Working from home has become a sure option to keep income flowing for sustenance, while others are just coping with it doing the best they could.

While this may all seem uncertain and gives off the impression of a bleak future, something better is happening with the environment.

Scientists are revealing that the nature is ‘healing’ itself in rates quicker than they have seen in decades to come. Pollution is plummeting drastically in major cities , waters are becoming clearer, animals returning to their natural habitats and the ecosystem is thriving greatly now than ever.

In line with that, citizens in India have flooded the Internet with pictures of the Himalayas being visible from as far as 200km away.

For the first time in 30 years, the snow-capped mountain is gracing its beauty to locals in villages all around Kashmir.

Threads after threads of scenic views of rustic village houses overseeing layers of frosty mountains in distant horizon is being shared on Twitter, each one perfectly capturing the beauty of the Dhauladhars range of the Himalayas.
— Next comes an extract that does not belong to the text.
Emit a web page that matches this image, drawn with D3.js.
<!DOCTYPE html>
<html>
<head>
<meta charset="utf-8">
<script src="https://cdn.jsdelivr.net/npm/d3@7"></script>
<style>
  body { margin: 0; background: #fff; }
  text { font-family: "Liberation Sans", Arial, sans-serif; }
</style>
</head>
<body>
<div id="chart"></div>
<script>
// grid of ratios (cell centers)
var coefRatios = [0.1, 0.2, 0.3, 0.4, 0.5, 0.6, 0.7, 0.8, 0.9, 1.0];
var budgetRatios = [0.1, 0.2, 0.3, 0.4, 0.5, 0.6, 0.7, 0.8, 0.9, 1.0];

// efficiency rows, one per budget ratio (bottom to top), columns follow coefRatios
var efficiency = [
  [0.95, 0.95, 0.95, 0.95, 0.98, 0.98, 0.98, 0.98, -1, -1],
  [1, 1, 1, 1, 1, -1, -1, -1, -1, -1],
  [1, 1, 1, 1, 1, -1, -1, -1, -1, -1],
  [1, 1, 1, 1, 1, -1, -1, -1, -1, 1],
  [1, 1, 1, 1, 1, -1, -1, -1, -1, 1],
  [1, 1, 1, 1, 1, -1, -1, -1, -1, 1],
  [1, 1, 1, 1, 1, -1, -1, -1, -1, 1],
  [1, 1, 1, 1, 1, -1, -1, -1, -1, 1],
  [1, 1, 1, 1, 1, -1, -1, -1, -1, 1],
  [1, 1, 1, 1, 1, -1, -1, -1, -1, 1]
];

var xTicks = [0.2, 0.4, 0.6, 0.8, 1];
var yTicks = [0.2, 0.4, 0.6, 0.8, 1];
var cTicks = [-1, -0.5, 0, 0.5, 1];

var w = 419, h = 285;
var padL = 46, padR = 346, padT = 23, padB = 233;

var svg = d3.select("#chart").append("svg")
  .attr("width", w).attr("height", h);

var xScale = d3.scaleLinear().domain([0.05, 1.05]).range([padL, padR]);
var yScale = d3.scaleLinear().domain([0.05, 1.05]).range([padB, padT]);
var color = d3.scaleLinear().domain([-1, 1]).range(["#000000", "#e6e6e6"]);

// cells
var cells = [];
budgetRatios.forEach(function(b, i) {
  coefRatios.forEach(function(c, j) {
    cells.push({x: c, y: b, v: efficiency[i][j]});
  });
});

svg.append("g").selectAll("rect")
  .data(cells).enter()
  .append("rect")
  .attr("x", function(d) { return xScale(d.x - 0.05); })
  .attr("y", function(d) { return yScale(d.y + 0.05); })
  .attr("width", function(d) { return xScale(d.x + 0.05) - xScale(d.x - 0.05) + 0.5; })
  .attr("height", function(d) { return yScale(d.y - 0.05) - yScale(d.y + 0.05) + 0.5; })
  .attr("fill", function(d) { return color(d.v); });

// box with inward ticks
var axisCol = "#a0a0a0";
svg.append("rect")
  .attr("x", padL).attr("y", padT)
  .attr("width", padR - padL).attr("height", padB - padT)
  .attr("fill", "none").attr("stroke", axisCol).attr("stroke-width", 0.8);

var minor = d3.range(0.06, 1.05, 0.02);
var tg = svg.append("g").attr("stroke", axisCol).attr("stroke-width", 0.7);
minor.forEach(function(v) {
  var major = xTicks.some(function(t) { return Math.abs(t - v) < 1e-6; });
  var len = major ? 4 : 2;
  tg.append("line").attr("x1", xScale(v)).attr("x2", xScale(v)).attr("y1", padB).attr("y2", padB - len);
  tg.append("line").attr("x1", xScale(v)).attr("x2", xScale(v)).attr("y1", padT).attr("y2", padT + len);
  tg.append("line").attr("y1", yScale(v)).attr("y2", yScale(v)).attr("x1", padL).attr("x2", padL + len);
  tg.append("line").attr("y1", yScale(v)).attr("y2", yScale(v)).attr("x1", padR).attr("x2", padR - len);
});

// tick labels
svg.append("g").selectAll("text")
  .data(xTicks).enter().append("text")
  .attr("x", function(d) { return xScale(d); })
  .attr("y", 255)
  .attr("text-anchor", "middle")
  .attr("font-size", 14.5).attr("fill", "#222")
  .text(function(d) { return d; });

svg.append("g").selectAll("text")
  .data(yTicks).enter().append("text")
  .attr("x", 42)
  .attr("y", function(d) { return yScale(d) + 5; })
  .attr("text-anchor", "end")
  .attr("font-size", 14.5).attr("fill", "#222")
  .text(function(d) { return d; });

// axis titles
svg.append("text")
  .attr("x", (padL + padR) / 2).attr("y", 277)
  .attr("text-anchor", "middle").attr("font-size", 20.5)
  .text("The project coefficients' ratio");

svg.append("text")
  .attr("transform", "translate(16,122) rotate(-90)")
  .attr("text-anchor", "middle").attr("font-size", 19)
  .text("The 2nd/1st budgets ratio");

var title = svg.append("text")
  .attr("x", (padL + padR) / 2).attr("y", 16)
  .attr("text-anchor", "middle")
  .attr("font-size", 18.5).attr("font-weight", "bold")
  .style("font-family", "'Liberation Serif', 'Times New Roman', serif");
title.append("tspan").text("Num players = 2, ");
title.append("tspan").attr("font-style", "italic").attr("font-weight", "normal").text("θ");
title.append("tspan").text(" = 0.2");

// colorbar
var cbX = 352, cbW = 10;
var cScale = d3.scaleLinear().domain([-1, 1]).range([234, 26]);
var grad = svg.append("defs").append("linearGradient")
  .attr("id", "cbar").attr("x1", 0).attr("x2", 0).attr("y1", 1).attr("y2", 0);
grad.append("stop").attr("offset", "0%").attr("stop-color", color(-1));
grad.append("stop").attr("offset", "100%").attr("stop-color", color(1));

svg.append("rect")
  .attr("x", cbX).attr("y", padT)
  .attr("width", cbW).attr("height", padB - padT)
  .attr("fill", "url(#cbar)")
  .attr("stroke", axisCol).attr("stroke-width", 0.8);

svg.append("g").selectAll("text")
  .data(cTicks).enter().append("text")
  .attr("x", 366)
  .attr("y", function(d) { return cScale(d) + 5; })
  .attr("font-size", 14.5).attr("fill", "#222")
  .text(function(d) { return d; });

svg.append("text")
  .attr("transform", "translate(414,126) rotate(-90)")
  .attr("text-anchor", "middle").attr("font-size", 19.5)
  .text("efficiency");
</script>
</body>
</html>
This was possible due to the increased air quality all around India that was recorded since India went into lockdown on March 22nd.

“Data shows that on average, Indian cities had an AQI of 115 between March 16 and 24. The air quality started showing improvements from the first day of the 21-day lockdown. The average AQI fell to 75 in the first three days of the lockdown,” the India Today Data Intelligence Unit (DIU) report reads.

While this is certainly good news worth celebrating, we also hope that virus will be mitigated soon and life goes back to how it was before. May this be a reminder for us to never take nature for granted.